CBO Scores Two-Year Telehealth Extension Around $4 Billion


July 9, 2024 1:31 pm

The Congressional Budget Office estimates a two-year telehealth extension would cost the federal government $4 billion, sources told Inside Health Policy, but is still collecting additional research to adjust the final score. Sources say the bill could reach $4.3 billion, coming as House staffers work to organize payfors to offset high costs.

The House Energy & Commerce Committee recently received the CBO score for the Telehealth Modernization Act, which passed out of E&C’s health subcommittee in May, sources say. The earlier absence of a CBO score was the key reason the bill was not included in a full committee mark up in early June that featured two smaller telehealth bills.
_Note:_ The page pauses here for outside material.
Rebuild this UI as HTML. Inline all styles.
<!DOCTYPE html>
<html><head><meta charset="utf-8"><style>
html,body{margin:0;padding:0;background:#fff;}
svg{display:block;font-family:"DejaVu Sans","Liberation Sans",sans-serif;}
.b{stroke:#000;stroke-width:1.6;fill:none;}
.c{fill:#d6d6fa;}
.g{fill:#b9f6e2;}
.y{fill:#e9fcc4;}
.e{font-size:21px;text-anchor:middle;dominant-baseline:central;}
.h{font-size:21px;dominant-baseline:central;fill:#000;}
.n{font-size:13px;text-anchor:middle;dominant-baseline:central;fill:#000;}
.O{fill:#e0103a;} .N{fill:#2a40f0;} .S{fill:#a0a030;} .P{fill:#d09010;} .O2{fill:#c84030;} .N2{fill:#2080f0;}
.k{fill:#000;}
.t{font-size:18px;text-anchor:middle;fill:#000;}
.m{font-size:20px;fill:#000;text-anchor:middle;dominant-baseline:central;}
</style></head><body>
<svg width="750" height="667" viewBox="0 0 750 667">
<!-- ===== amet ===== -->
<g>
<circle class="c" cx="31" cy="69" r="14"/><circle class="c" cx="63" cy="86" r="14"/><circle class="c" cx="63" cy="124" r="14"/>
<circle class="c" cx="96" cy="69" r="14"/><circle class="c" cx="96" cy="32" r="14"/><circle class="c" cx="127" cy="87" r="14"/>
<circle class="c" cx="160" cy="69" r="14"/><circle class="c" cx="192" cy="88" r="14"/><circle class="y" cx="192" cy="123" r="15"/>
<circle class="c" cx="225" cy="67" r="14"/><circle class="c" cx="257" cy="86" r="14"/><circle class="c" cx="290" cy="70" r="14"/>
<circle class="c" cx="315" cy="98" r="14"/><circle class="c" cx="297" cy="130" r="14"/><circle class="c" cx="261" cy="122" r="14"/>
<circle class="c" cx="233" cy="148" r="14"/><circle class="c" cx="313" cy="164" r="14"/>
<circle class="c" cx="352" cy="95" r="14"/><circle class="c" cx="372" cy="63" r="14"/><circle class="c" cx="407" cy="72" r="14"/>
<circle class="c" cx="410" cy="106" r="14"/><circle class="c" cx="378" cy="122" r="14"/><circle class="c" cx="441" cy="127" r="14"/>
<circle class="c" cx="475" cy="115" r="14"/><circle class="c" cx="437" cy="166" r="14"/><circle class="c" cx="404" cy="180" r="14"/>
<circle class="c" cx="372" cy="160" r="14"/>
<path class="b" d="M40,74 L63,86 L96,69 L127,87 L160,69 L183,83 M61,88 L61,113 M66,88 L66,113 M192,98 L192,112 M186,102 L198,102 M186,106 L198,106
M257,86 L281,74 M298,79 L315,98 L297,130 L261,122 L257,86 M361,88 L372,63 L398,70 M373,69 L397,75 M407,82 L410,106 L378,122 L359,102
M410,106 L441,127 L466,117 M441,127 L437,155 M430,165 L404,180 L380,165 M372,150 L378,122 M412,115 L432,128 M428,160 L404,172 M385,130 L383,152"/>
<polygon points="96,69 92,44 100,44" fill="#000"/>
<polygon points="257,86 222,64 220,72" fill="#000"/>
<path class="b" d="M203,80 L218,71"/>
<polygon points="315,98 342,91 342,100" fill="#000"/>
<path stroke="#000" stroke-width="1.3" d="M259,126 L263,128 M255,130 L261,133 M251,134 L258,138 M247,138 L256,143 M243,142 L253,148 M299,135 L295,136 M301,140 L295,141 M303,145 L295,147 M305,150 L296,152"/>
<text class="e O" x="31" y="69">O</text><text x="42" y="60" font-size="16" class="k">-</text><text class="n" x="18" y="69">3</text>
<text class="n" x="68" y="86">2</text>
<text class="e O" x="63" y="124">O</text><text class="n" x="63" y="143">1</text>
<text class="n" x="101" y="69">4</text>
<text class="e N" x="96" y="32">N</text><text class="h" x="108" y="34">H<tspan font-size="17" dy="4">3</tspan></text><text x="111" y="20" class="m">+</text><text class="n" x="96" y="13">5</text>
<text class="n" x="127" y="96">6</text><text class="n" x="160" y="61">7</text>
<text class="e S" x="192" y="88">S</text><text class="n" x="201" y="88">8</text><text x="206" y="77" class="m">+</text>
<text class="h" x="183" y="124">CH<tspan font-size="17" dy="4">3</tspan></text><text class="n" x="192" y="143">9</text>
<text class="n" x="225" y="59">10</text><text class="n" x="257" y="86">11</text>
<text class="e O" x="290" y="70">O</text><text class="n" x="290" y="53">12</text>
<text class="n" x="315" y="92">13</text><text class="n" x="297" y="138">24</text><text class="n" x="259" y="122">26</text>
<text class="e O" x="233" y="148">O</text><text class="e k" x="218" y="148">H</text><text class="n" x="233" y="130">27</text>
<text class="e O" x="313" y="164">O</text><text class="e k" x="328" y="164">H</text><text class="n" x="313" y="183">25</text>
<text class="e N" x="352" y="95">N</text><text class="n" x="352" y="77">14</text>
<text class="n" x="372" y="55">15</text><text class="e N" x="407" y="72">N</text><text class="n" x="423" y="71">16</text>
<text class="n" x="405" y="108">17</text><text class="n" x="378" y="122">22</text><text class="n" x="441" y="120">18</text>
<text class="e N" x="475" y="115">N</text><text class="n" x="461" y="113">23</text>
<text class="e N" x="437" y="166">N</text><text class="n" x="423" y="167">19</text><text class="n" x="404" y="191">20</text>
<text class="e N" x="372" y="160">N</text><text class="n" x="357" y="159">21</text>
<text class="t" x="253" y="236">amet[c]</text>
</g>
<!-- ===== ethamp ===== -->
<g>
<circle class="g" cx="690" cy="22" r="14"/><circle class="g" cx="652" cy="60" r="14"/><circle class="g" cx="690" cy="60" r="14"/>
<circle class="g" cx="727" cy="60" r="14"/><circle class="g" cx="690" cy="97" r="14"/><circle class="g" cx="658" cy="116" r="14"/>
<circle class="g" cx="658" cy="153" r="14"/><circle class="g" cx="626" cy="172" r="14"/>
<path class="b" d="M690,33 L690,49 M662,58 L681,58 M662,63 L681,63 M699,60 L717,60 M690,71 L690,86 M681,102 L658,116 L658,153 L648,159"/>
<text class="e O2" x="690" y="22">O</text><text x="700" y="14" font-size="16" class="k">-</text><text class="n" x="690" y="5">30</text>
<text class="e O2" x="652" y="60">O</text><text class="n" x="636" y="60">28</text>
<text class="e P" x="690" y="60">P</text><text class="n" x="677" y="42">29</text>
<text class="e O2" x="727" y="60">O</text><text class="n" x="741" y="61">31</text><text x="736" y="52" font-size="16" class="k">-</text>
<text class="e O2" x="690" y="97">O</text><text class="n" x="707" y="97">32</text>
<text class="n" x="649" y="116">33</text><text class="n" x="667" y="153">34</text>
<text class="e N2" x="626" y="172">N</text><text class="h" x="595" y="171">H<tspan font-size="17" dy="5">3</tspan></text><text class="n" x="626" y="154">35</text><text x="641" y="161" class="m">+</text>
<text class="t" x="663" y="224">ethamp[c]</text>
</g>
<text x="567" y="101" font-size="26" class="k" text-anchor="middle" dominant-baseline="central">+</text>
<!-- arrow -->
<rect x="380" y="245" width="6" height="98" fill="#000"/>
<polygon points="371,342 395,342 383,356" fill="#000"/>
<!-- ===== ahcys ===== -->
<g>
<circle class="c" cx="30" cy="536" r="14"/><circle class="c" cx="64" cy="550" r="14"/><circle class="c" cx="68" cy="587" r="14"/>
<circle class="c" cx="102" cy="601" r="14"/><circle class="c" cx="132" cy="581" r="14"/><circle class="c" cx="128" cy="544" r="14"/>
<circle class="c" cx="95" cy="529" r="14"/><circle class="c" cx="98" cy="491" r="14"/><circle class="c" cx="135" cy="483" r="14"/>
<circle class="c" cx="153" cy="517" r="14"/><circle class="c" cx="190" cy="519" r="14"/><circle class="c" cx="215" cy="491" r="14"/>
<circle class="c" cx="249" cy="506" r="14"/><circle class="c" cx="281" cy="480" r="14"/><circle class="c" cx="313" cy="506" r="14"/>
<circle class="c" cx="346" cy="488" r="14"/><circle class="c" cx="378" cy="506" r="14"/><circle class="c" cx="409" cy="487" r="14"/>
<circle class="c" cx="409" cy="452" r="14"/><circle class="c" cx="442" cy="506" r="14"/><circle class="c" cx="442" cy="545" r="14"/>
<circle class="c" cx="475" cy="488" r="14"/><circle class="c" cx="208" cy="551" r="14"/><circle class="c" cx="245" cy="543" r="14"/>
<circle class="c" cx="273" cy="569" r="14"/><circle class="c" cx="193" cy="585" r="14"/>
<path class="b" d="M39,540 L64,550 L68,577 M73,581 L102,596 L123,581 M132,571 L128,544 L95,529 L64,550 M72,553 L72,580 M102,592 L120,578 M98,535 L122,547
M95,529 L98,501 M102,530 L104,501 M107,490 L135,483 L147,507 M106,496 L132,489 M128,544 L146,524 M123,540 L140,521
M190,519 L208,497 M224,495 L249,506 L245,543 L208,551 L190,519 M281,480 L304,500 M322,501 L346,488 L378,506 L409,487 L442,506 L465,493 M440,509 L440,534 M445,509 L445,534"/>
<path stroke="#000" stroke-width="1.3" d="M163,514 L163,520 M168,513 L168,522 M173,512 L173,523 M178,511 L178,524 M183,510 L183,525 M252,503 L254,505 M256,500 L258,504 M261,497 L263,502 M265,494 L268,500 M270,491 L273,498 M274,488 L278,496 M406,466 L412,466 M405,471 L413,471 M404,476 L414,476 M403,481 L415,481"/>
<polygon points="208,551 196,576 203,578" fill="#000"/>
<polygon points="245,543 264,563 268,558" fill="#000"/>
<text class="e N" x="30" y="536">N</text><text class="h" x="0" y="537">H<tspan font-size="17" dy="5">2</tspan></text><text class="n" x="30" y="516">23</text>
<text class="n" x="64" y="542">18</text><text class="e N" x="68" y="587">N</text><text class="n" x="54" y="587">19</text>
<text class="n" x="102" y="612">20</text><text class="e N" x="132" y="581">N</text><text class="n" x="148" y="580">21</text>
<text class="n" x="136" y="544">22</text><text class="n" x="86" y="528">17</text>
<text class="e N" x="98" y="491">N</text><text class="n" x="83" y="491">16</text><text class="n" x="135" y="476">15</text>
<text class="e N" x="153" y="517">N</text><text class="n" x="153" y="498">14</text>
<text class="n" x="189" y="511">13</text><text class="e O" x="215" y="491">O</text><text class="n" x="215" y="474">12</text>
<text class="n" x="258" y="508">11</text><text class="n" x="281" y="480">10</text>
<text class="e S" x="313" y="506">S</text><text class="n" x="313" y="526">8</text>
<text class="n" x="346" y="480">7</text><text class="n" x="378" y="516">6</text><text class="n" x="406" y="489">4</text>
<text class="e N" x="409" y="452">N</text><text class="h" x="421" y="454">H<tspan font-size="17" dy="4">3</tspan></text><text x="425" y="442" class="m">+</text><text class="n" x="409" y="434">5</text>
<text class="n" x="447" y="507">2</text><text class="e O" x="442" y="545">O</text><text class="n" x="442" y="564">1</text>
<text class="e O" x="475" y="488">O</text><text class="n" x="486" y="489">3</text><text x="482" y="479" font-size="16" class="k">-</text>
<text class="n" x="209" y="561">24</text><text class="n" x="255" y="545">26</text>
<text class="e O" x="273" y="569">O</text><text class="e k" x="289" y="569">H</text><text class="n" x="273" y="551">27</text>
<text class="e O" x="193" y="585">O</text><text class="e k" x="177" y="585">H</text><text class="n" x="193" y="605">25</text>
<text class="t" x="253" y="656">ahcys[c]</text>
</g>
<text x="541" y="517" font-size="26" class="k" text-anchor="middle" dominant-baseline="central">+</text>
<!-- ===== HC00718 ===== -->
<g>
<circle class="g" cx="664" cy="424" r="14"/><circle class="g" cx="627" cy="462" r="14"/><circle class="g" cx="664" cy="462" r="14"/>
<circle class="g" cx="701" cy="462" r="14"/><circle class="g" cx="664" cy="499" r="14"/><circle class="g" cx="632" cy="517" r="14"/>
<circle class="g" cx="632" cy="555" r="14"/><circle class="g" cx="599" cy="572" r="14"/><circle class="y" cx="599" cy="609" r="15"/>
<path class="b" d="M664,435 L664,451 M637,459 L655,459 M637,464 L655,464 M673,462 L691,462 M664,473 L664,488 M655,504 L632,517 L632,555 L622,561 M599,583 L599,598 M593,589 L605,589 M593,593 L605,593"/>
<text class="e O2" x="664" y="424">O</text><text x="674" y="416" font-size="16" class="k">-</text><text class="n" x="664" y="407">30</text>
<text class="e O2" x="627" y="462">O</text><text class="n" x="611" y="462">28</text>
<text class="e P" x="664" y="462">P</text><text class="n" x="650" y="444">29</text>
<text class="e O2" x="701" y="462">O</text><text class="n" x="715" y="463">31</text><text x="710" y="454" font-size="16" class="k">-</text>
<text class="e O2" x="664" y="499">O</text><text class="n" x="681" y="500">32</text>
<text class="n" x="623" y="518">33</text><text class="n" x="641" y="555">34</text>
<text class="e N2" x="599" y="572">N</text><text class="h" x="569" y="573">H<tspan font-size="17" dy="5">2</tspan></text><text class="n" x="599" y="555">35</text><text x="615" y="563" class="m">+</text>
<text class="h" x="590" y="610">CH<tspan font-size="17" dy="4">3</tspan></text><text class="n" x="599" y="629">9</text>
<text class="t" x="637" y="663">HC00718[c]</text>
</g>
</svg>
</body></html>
Although the full committee was supposed to mark up the Telehealth bill on June 27, squabbles over a separate high-profile privacy bill that was also on the mark up slate led to an abrupt cancelation of the committee meeting. But lobbyists and lawmakers said they anticipate the bill to be marked up this month.

CBO signaled on July 1 that it needs additional information to accurately score the cost to the federal government of extending telehealth flexibilities. CBO is searching for more information on how providers respond to a change in prices paid for telehealth service to further inform cost of payment rates.

The office also would like to see more research on the substitution effects of telehealth and in-person care, and tracking telehealth downstream spending per service. Specifically, it wants to assess whether the effects on downstream spending are more or less likely for certain types of telehealth services and the mechanisms underlying those effects.